J'aime l'Asie. J’aime profiter de son patrimoine culturel et n’ai pas honte de venir enrichir son économie de quelques deniers. Pour preuve, j’ai dépensé plus de 400 euros à acquérir 65 tomes du manga Détective Conan, bande dessinée japonaise où les protagonistes enquêtent aussi bien sur des meurtres survenant à huis clos, dans des toilettes de restaurant, ou à Marineland. L’imagination de son auteur Gosho Aoyama est sans borne, c’est d’ailleurs par ses écrits que j’ai astucieusement appris qu’il était possible de tuer quelqu’un en transperçant son bulbe rachidien (situé à l’arrière de la tête) à l’aide d’une baleine de soutien-gorge. De plus, je sais dire « bakka» et « nekko » dans la langue du vénérable théâtre Nô, ce qui signifie respectivement « abrutis » et « chat ».
Adepte de cinéma, toujours heureuse de payer 11 euros pour assister à un film en compagnie de gens chauves et seuls, je décidais ce vendredi soir de faire escale dans une des salles obscures de la capitale. J’avais en effet trois heures à tuer avant d’aller à l’Escale, endroit béni des bas-fonds parisiens où le mojito coûte moins cher qu’un ticket de métro et est aussi chargé qu'une kalash.
Séduite par la bande-annonce de « Hill of Freedom », passant outre les remarques d’un collègue commentant que « mais c’est pas un film ça ! », je m’engageais à l’UGC Beaubourg en trottinant, le sourire aux lèvres.

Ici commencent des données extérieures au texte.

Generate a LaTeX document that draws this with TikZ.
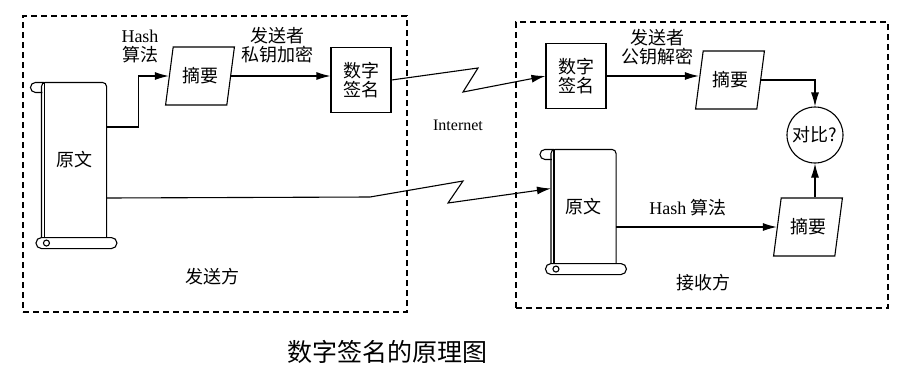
\documentclass[tikz,border=0pt]{standalone}
\usepackage{fontspec}
\setmainfont{Liberation Serif}
\newfontfamily\cjk{Noto Sans CJK SC}
\usetikzlibrary{arrows.meta,shapes.geometric}

% paper scroll with a rolled top and bottom edge
\tikzset{
  pics/scroll/.style={code={
    \node[minimum width=64, minimum height=#1, inner sep=0] (-body) {原文};
    \draw[rounded corners=4] (-body.south west) -- (-body.north west)
      -- (-body.north east) -- (-body.south east);
    \draw ([xshift=3]-body.north west) -- ([xshift=3]-body.south west);
    \draw ([xshift=3]-body.north west) -- ++(-9,0)
      arc[start angle=90, end angle=270, radius=5] -- ++(7,0);
    \draw (-body.south west) -- ++(70,0)
      arc[start angle=90, end angle=-90, radius=5.5] -- ++(-70,0)
      arc[start angle=270, end angle=90, radius=5.5];
    \draw ([xshift=5,yshift=-5.5]-body.south west) circle[radius=3];
  }}
}

\begin{document}
\begin{tikzpicture}[x=1pt, y=1pt, line width=1.1pt,
    font=\cjk\fontsize{18}{19}\selectfont,
    party/.style={draw, dash pattern=on 6pt off 4pt, line width=1.2pt,
                  minimum width=#1, inner sep=0},
    sigbox/.style={draw, minimum width=60, minimum height=65, align=center, inner sep=0},
    digest/.style={draw, trapezium, trapezium left angle=73, trapezium right angle=107,
                   trapezium stretches=true, minimum width=69, minimum height=58, inner sep=0},
    cmpnode/.style={draw, circle, minimum size=56, inner sep=0},
    lbl/.style={align=center, inner sep=0},
    latin/.style={font=\rmfamily\fontsize{16}{18}\selectfont},
    arr/.style={-{Latex[length=14pt, width=8pt]}},
  ]
  \useasboundingbox (0,0) rectangle (905,-376);

  % sender side
  \node[party=384, minimum height=296] (sendbox) at (215,-164) {};
  \pic (origS) at (74,-160) {scroll=154};
  \node[digest] (hashS) at (200,-76) {摘要};
  \node[sigbox] (sigS) at (361,-80) {数字\\签名};
  \node[lbl] (hashlblS) at (140,-46) {{\rmfamily Hash}\\算法};
  \node[lbl] (enclbl) at (277,-45) {发送者\\私钥加密};
  \node (sendlbl) at (212,-277) {发送方};

  % receiver side
  \node[party=372, minimum height=286] (recvbox) at (702,-165) {};
  \pic (origR) at (583.5,-206.5) {scroll=113};
  \node[sigbox] (sigR) at (576,-76) {数字\\签名};
  \node[digest] (hashR1) at (730,-80) {摘要};
  \node[digest] (hashR2) at (808,-227) {摘要};
  \node[cmpnode] (cmp) at (815,-135) {对比?};
  \node[lbl] (declbl) at (657,-47) {发送者\\公钥解密};
  \node[lbl] (hashlblR) at (688,-208) {{\rmfamily Hash} 算法};
  \node (recvlbl) at (703,-283) {接收方};

  % internet
  \node[latin] (net) at (458,-125) {Internet};
  \coordinate (zzA1) at (478,-68);
  \coordinate (zzA2) at (463,-92);
  \coordinate (zzB0) at (370,-197);
  \coordinate (zzB1) at (463,-181);
  \coordinate (zzB2) at (448,-203);

  % arrows
  \draw[arr] ([yshift=33]origS-body.east) -- ++(32,0) |- (hashS.west);
  \draw[arr] (hashS.east) -- (hashS.east -| sigS.west);
  \draw[arr] (sigS.east) -- (zzA1) -- (zzA2) -- (sigR.west);
  \draw[arr] ([yshift=-38]origS-body.east) -- (zzB0) -- (zzB1) -- (zzB2)
    -- ([yshift=18]origR-body.west);
  \draw[arr] (sigR.east) -- (sigR.east -| hashR1.west);
  \draw[arr] (hashR1.east) -| (cmp.north);
  \draw[arr] (hashR2.west -| origR-body.east) -- (hashR2.west);
  \draw[arr] (hashR2.north -| cmp.south) -- (cmp.south);

  % caption
  \node (caption) at (387,-352) {\fontsize{25}{27}\selectfont 数字签名的原理图};
\end{tikzpicture}
\end{document}
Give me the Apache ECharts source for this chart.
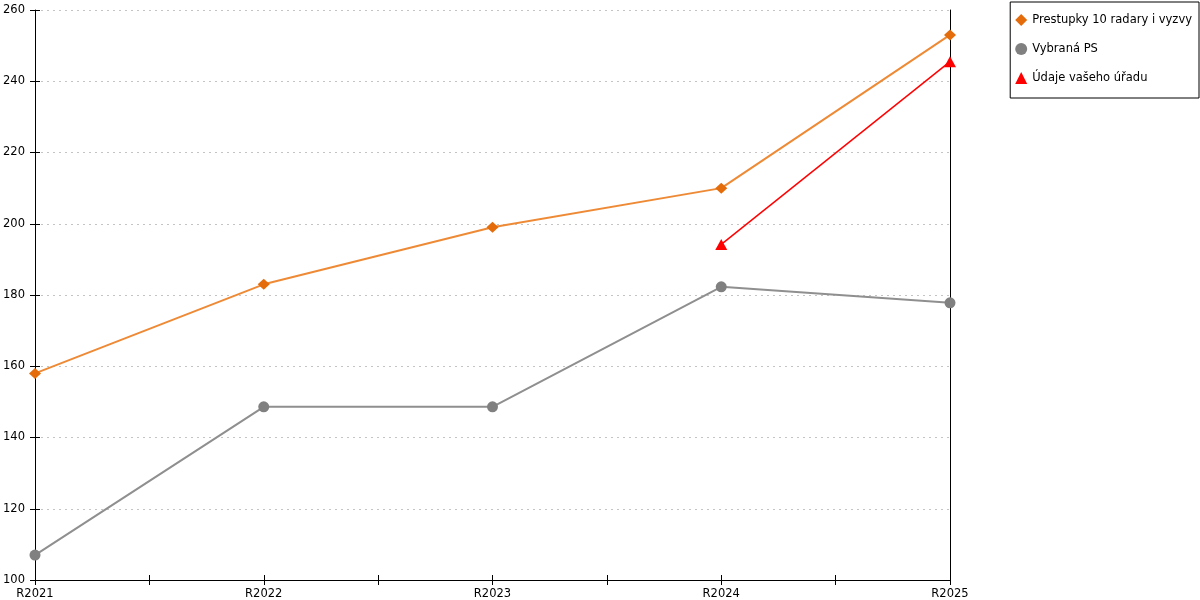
<!DOCTYPE html>
<html><head><meta charset="utf-8">
<script src="https://cdn.jsdelivr.net/npm/echarts@6/dist/echarts.min.js"></script>
<style>html,body{margin:0;padding:0;background:#fff}#c{width:1200px;height:600px}</style>
</head><body><div id="c"></div>
<script>
const categories = ['R2021','R2022','R2023','R2024','R2025'];
const seriesNames = ['Prestupky 10 radary i vyzvy','Vybraná PS','Údaje vašeho úřadu'];
const seriesSymbols = ['diamond','circle','triangle'];
const radaryValues = [158, 183, 199, 210, 253];
const vybranaValues = [107, 148.6, 148.6, 182.3, 177.8];
const uradValues = [null, null, null, 194.2, 245.5];
const yMin = 100, yMax = 260, yStep = 20;

const toPts = arr => arr.map((v,i)=> v==null ? null : [i, v]).filter(p=>p);
const font = 'DejaVu Sans';
const chart = echarts.init(document.getElementById('c'));
const xCommon = {type:'value', min:0, max:categories.length-1, interval:0.5};
chart.setOption({
  animation:false,
  textStyle:{fontFamily:font},
  grid:{left:35, right:250, top:10, bottom:20},
  legend:{
    orient:'vertical', right:1, top:2,
    padding:[12,7,14,5], itemGap:17, itemWidth:12, itemHeight:12, itemTextGap:5,
    borderColor:'#000', borderWidth:1, borderRadius:0, backgroundColor:'#fff',
    textStyle:{fontFamily:font, fontSize:11.5, color:'#000'},
    data:seriesNames.map((n,i)=>({name:n, icon:seriesSymbols[i]}))
  },
  xAxis:[
    Object.assign({}, xCommon, {
      axisLine:{show:true, lineStyle:{color:'#000', width:1}},
      axisTick:{show:true, length:5, lineStyle:{color:'#000'}},
      splitLine:{show:false},
      axisLabel:{margin:8, fontSize:11.5, color:'#000', fontFamily:font,
        formatter:v => Number.isInteger(v) ? categories[v] : ''}
    }),
    Object.assign({}, xCommon, {
      position:'bottom',
      axisLine:{show:false}, axisLabel:{show:false}, splitLine:{show:false},
      axisTick:{show:true, inside:true, length:5, lineStyle:{color:'#000'}}
    })
  ],
  yAxis:[
    {type:'value', min:yMin, max:yMax, interval:yStep,
     axisLine:{show:true, lineStyle:{color:'#000'}},
     axisTick:{show:true, length:5, lineStyle:{color:'#000'}},
     axisLabel:{margin:10, fontSize:11.5, color:'#000', fontFamily:font},
     splitLine:{show:true, lineStyle:{color:'#c4c4c4', type:[2,4], width:1}}},
    {type:'value', min:yMin, max:yMax, interval:yStep, position:'left',
     axisLine:{show:false}, axisLabel:{show:false}, splitLine:{show:false},
     axisTick:{show:true, inside:true, length:5, lineStyle:{color:'#000'}}},
    {type:'value', min:yMin, max:yMax, interval:yStep, position:'right',
     axisLine:{show:true, onZero:false, lineStyle:{color:'#000'}},
     axisLabel:{show:false}, axisTick:{show:false}, splitLine:{show:false}}
  ],
  series:[
    {name:seriesNames[0], type:'line', data:toPts(radaryValues),
     symbol:seriesSymbols[0], symbolSize:[12,11], z:4,
     lineStyle:{color:'#ee8a35', width:2}, itemStyle:{color:'#e46c0a'}},
    {name:seriesNames[1], type:'line', data:toPts(vybranaValues),
     symbol:seriesSymbols[1], symbolSize:11, z:3,
     lineStyle:{color:'#8f8f8f', width:2}, itemStyle:{color:'#808080'}},
    {name:seriesNames[2], type:'line', data:toPts(uradValues),
     symbol:seriesSymbols[2], symbolSize:[12,11], z:5,
     lineStyle:{color:'#ff0000', width:1.5}, itemStyle:{color:'#ff0000'}}
  ]
});
</script></body></html>
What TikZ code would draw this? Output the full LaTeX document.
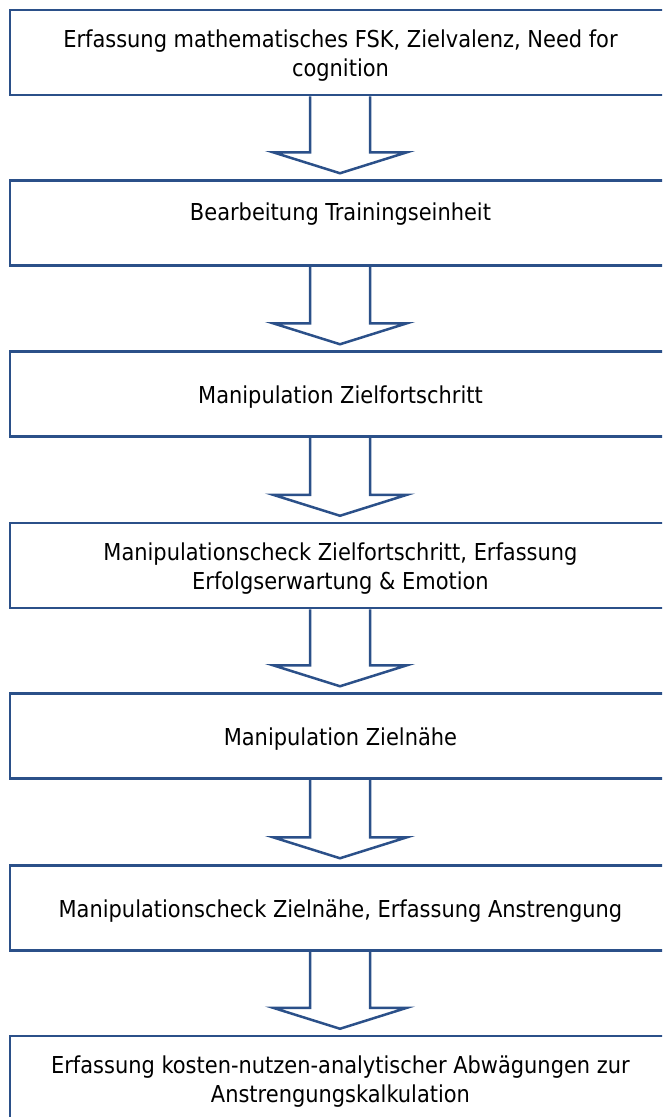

Je vous livre cette même bande-annonce, qui m’a alors tant séduite :
De plus, et il est peut-être déjà temps de le souligner, ce film bénéficie d’excellentes critiques. D’aucun dit parfois que « Azy, Dieu est un voleur, il a chouré toutes les étoiles du ciel pour les mettre dans tes yeux ». Je dirais simplement que Dieu s’en est gardé quelques unes pour en rincer abondamment les critiques Allociné de « Hill of Freedom ».
Pour preuve :

Sans ménager davantage le suspens, aller voir ce film fut - depuis l’envie de me teindre les cheveux couleur aubergine, désireuse de me donner un air « sexy gothique contemporaine » - une de mes erreurs les plus douloureuses. La lenteur abyssale de l’ensemble n’avait d’égal que la vacuité des dialogues et des rencontres du personnage principal : un jeune mec japonais parti en Corée du Sud pour retrouver son ancienne go, stalkeur à ses heures d’ailleurs, se postant en effet tous les jours dans un restau face à la maison de sa target.
Le gars fait des rencontres, se fait des potes, se fait une autre nana, se prend des cuites (il est souvent rond comme une queue de pelle), et retrouve l’amour de sa vie. Je me risque tout de même à vous livrer la fin de ce chef d’œuvre scénaristique : en fait, le mec s’était endormi sur une table, et avait rêvé de toutes ces rencontres.
À brûle-pourpoint, j’ai pensé : « Diantre, ce film a la même fin que toutes mes expressions écrites du CE2 à la 5e ! » En effet, dans le cadre de mes cours de français, lorsque je ne savais trop comment tirer mon héros vampire d’une embuscade avec trois fées cannibales et deux raccoons lépreux lui ayant tendu un guet-appens, je finissais en beauté par un magistral et tonitruant : « Mais en fait, ce n’était qu’un rêve. » Comme vous le constatez, ce cher M. Hong ne s’est pas encombré de plus de fioritures littéraires que mon jeune moi.
Je soulignerai nonobstant deux réflexions qui m’ont traversée tout au long du film. Sur ces points très précis, je reconnais que mes questions furent nombreuses et me plongèrent dans une profonde et salutaire introspection.
Premièrement - et c’est davantage une remarque qu’une question – le personnage principal du film possède malgré sa morphologie filiforme des pieds d’une grande rondeur. Tels des petits kumquats, ses orteils ont occupé l’écran avec panache.
Deuxièmement - et je conclurai par cet ultime point d’orgue - ce même personnage possédait et arborait le même tee-shirt qu’un copain à moi. Cela suscita rapidement dans mon esprit d’abondantes questions : l’avait-il acheté au même endroit que mon ami ? Les magasins Gap étaient-ils achalandés de la même manière en banlieue parisienne qu'en Corée du Sud ? Était-ce du lin bio ? Le gris clair convient-il donc judicieusement à toutes les carnations ? Là encore, le réalisateur n’a pas préféré donner de réponse figée à ces questions.
« Hill of Freedom » de Sang-soo Hong, au cinéma depuis le 8 juillet 2015.